More than just faintly ludicrous - and thus magnificently desirable - the G63 AMG 6x6 took Mercedes-Benz’s tough-as-you-like G-Class, added two extra wheels at the back, a pick-up style body at the rear and a super-luxurious interior. Being an AMG there was also brawn under the bonnet in the form of a 536 bhp, twin-turbo V8 engine powering all six wheels, and capable of a 0 - 60 mph time of 7.8 seconds. Top speed, mercifully, was limited to 100 mph.

Mercedes-Benz CLK DTM AMG

Commissioned to honour Mercedes-Benz’s ongoing success in the German DTM touring car racing series, the CLK DTM AMG had a strictly limited production run of just 100 cars, and a fairly lairy - by Mercedes-AMG standards - bodykit. Real snarl, inevitably, was under the bonnet in the form of a 574bhp 5.5-litre supercharged V8 which needed a rev limiter to restrict this race-bred monster to 199 mph. Since the 2009 Formula One World Champion Jenson Button had one, the CLK DTM AMG is quite good enough for us.

Mercedes-Benz CLK GTR Straßenversion

The German suffix means “street version”, and even then this barely tamed race car is probably a little wild to take down to the local supermarket, given that it’s powered by a 6.9-litre V12 producing 600 bhp.
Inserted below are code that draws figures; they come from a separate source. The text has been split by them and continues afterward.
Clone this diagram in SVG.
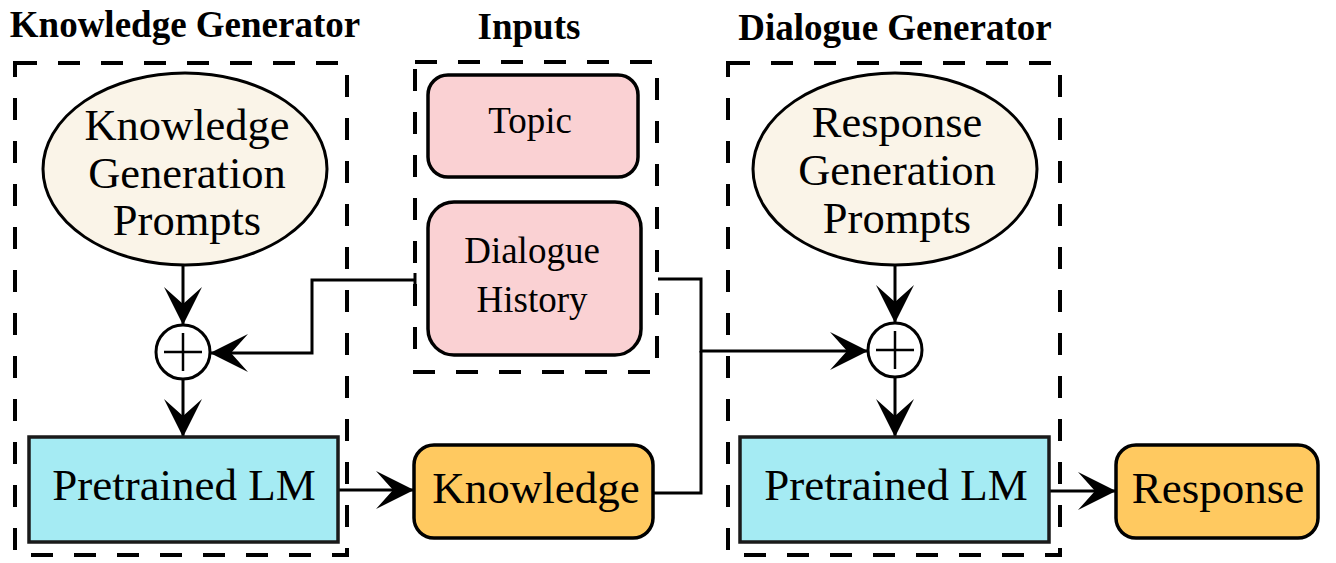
<svg xmlns="http://www.w3.org/2000/svg" width="1336" height="563" viewBox="0 0 1336 563">
<style>
.title{font-family:"Liberation Serif","Times New Roman",serif;font-weight:bold;font-size:37px;fill:#000;text-anchor:middle}
.lbl{font-family:"Liberation Serif","Times New Roman",serif;fill:#000;text-anchor:middle}
.big{font-size:45px}
.mid{font-size:44.5px}
.sm{font-size:37px}
.dash{fill:none;stroke:#000;stroke-width:4;stroke-dasharray:22 21}
.ell{fill:#FAF4E8;stroke:#000;stroke-width:3}
.pink{fill:#FAD1D3;stroke:#000;stroke-width:3.5}
.cyan{fill:#A5EBF3;stroke:#1a1a1a;stroke-width:3.5}
.orange{fill:#FFC960;stroke:#000;stroke-width:3.5}
.plus{fill:#fff;stroke:#000;stroke-width:3}
.pl{stroke:#000;stroke-width:2.5}
.edge{fill:none;stroke:#000;stroke-width:3}
</style>
<defs>
<marker id="arr" viewBox="-39 -20 40 40" markerWidth="40" markerHeight="40" refX="0" refY="0" orient="auto" markerUnits="userSpaceOnUse">
<path d="M0,0 L-38,-19 L-21,0 L-38,19 Z" fill="#000"/>
</marker>
</defs>
<rect width="1336" height="563" fill="#fff"/>

<g id="titles">
<text class="title" x="185" y="37">Knowledge Generator</text>
<text class="title" x="529" y="39">Inputs</text>
<text class="title" x="895" y="40">Dialogue Generator</text>
</g>

<g id="groups">
<rect class="dash" x="15" y="63" width="332" height="492"/>
<rect class="dash" x="415" y="62" width="242" height="310"/>
<rect class="dash" x="728" y="63" width="332" height="492"/>
</g>

<g id="connectors">
<line class="edge" x1="183" y1="265" x2="183" y2="325" marker-end="url(#arr)"/>
<line class="edge" x1="183" y1="379" x2="183" y2="437" marker-end="url(#arr)"/>
<path class="edge" d="M415,280 H312 V353 H210" marker-end="url(#arr)"/>
<line class="edge" x1="415" y1="273" x2="415" y2="287"/>
<path class="edge" d="M658,279 H701 V351 H868" marker-end="url(#arr)"/>
<path class="edge" d="M653,493 H701 V351"/>
<line class="edge" x1="895" y1="265" x2="895" y2="323" marker-end="url(#arr)"/>
<line class="edge" x1="895" y1="377" x2="895" y2="437" marker-end="url(#arr)"/>
<line class="edge" x1="338" y1="490" x2="414" y2="490" marker-end="url(#arr)"/>
<line class="edge" x1="1049" y1="491" x2="1116" y2="491" marker-end="url(#arr)"/>
</g>

<g id="kg-prompts">
<ellipse class="ell" cx="185" cy="169" rx="142" ry="96"/>
<text class="lbl mid" x="187" y="140">Knowledge</text>
<text class="lbl mid" x="187" y="188">Generation</text>
<text class="lbl mid" x="187" y="235">Prompts</text>
</g>

<g id="plus1">
<circle class="plus" cx="183" cy="352" r="27"/>
<line class="pl" x1="164" y1="352" x2="202" y2="352"/>
<line class="pl" x1="183" y1="333" x2="183" y2="371"/>
</g>

<g id="plm1">
<rect class="cyan" x="29" y="437" width="309" height="105"/>
<text class="lbl big" x="184" y="500">Pretrained LM</text>
</g>

<g id="topic">
<rect class="pink" x="428" y="75" width="210" height="102" rx="20"/>
<text class="lbl sm" x="530" y="133">Topic</text>
</g>

<g id="history">
<rect class="pink" x="428" y="202" width="213" height="153" rx="26"/>
<text class="lbl sm" x="532" y="263">Dialogue</text>
<text class="lbl sm" x="532" y="312">History</text>
</g>

<g id="knowledge">
<rect class="orange" x="414" y="445" width="239" height="93" rx="20"/>
<text class="lbl big" x="536" y="503">Knowledge</text>
</g>

<g id="rg-prompts">
<ellipse class="ell" cx="895" cy="169" rx="142" ry="96"/>
<text class="lbl mid" x="897" y="137">Response</text>
<text class="lbl mid" x="897" y="185">Generation</text>
<text class="lbl mid" x="897" y="233">Prompts</text>
</g>

<g id="plus2">
<circle class="plus" cx="895" cy="350" r="27"/>
<line class="pl" x1="876" y1="350" x2="914" y2="350"/>
<line class="pl" x1="895" y1="331" x2="895" y2="369"/>
</g>

<g id="plm2">
<rect class="cyan" x="740" y="437" width="309" height="105"/>
<text class="lbl big" x="896" y="500">Pretrained LM</text>
</g>

<g id="response">
<rect class="orange" x="1116" y="445" width="202" height="93" rx="20"/>
<text class="lbl big" x="1218" y="503">Response</text>
</g>
</svg>
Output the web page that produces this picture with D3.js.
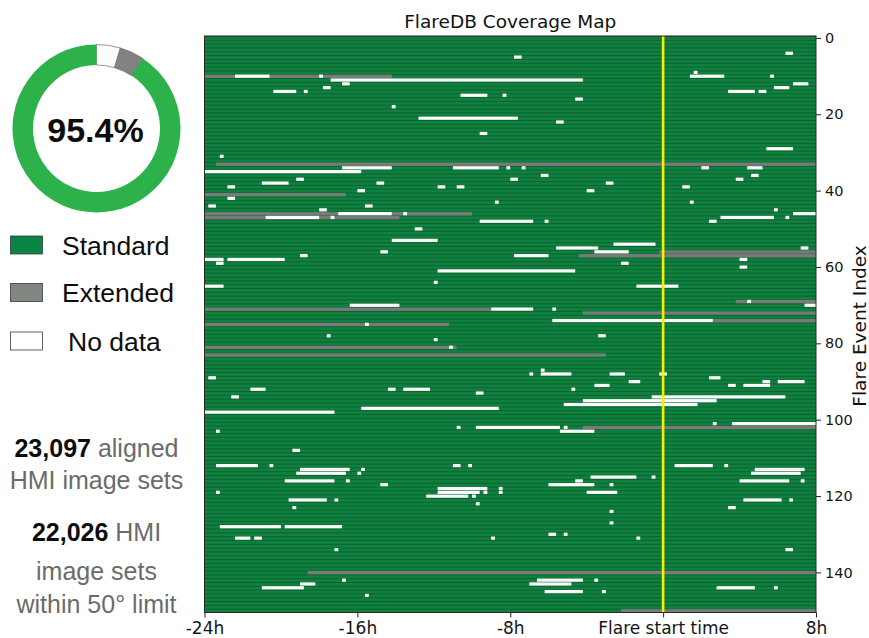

Despite the lack of the company’s name in its official moniker, it was at AMG headquarters in Affalterbach that each each CLK GTR was lovingly handmade. Production run was just 25, with a retail price in 1998 of £1m. Expect to pay at least four times that today. 

Mercedes-Benz C36 AMG

If you wanted to impress with subtle performance in the 1990s, the C36 AMG was the motor car for you. Based on the bulletproof engineering of that era’s C-series Mercedes-Benz executive saloons, AMG added their signature blink-and-you’ll-miss-it bodykit and much more importantly a signed, handbuilt engine, in this case a 3.6-litre straight-six producing a hefty 280 bhp, resulting in a quiet sufficient 155 mph top speed. As aficionados will tell you, it was also the first AMG model to be built in conjunction with Mercedes-Benz themselves.

Mercedes-Benz SL73 AMG

Like all of the best Mercedes-AMG cars, the SL73 doesn’t shout, looking at first glance like a standard-issue boulevard cruiser that might just be at home parked near your yacht in Cannes. The shouting is reserved for what’s under the bonnet: a really quite extraordinary 7.3-litre, 525 bhp V12 engine, with a 200 mph top speed. So extraordinary was this V12 that the design found another life in Pagani’s outrageous Zonda supercar. We prefer the discreet style of the super-rare SL73.

Mercedes-AMG One

It’s loud, uncomfortable and it’ll cost you more than £2-m if, that is, you can find a place on the sold-out order list. The One is also mighty complicated with electric, hybrid and fossil-fuelled power combining with energy recovery systems to deliver a brutal, barely believable 1,049 bhp and a 219 mph top speed - with 120 mph coming up in an even less believable seven seconds. Construction is carbon fibre, interior is as spectacular as a ’Top Gun’ cockpit. Just 275 are being made.

Mercedes-Benz SLS AMG

Jaws dropped at the 2009 Frankfurt Motor Show when the SLS AMG was unveiled. Here, finally, was the true successor to the legend that was the 1950s Mercedes-Benz 300SL, complete with signature gullwing doors to make the point, and to make arrival at The Dorchester just that bit more dramatic. The SLS was critical for AMG, not just as a truly great continent-crusher, but as the first ground-up production car AMG took to market. A top speed of 196 mph set the seal on a great motor car.

Mercedes-AMG F1 W11

We’re cheating just a little here, since the W11 wasn’t exactly a road-legal production car. Instead, in the hands of Lewis Hamilton, it stormed race tracks from Spain to Spa in Belgium, winning a record-equalling seventh world driver's championship, with the AMG badge very much a part of the livery, even if both car and engine were made in Northamptonshire, rather than at AMG HQ in Affalterbach. The W11 holds the record, at the hands of Hamilton, for the fastest lap in Formula One history, an average speed of 164.266 mph around Monza in 2020 on his final qualifying lap. Very much in the AMG spirit, then.